If you want to know what happened that’s relevant in about five minutes of reading versus a few hours of watching a show, we’re breaking it down for you here. Spoilers inbound.

What’s this about a post-credits scene in Echo?

After Maya (Alaqua Cox) accesses the special abilities that “echo through her” from one generation to another through her indigenous background, she attempts to convince Kingpin to step away from his life of crime. After he flees the scene, we’re treated to a stinger with him on a plane asking an assistant to arrange a meeting with all the remaining crime heads to “stabilize the situation before it spirals out of control.”

During this, a local news broadcast about the impending mayoral race in New York City catches his eye. It turns out that voters are looking for a “bare-knuckle brawler” who’s “not afraid to take on the establishment” and will address fears and frustrations they feel have gone unanswered. As the pundits talk about how there’s a “window of opportunity” for such a candidate to emerge, Fisk literally does the gamer sitting forward meme, indicating that this will be his next play.

Is the MCU going MAGA mode?

Yes, the language in the broadcast is intentionally Trump-coded.

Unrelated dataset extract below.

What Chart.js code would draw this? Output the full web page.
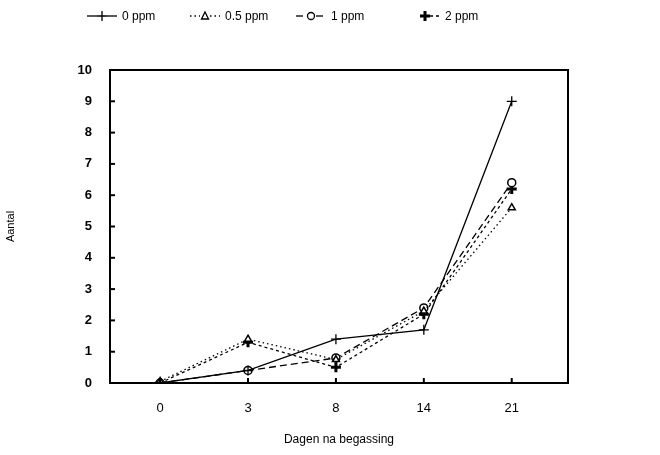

But it also dovetails with a Daredevil comic book storyline in late 2017 during writer Charles Soule and artist Stefano Landini’s tenure on the title, in which the Kingpin runs for mayor of New York and wins. That story continued through to a recent Marvel Comics event called “Devil’s Reign,” which ran from December 2021 to May 2022 under the guidance of writer Chip Zdarsky and artist Marco Checchetto, and featured the Kingpin exploiting his powers to outlaw all superheroes in New York City amid an upcoming election. Timely!

How is this going to play into Born Again?

While Born Again is reportedly going through a restructuring of its own, the teaser at the end of Echo is enough to strongly indicate that the upcoming series will see Charlie Cox’s Matt Murdock fighting the Kingpin in and out of the court system. We can assume Wilson Fisk’s mayoral platform will be highly anti-vigilante, affecting Daredevil, The Punisher (remember, Bernthal’s back!), the Hawkeyes, and maybe even a certain webhead who audiences last saw swinging around 30 Rock. At least on paper, that setup feels like plenty of fertile ground to explore what heroism means — and will bring decidedly grounded stakes back to the ever-more-multiversal MCU in the process.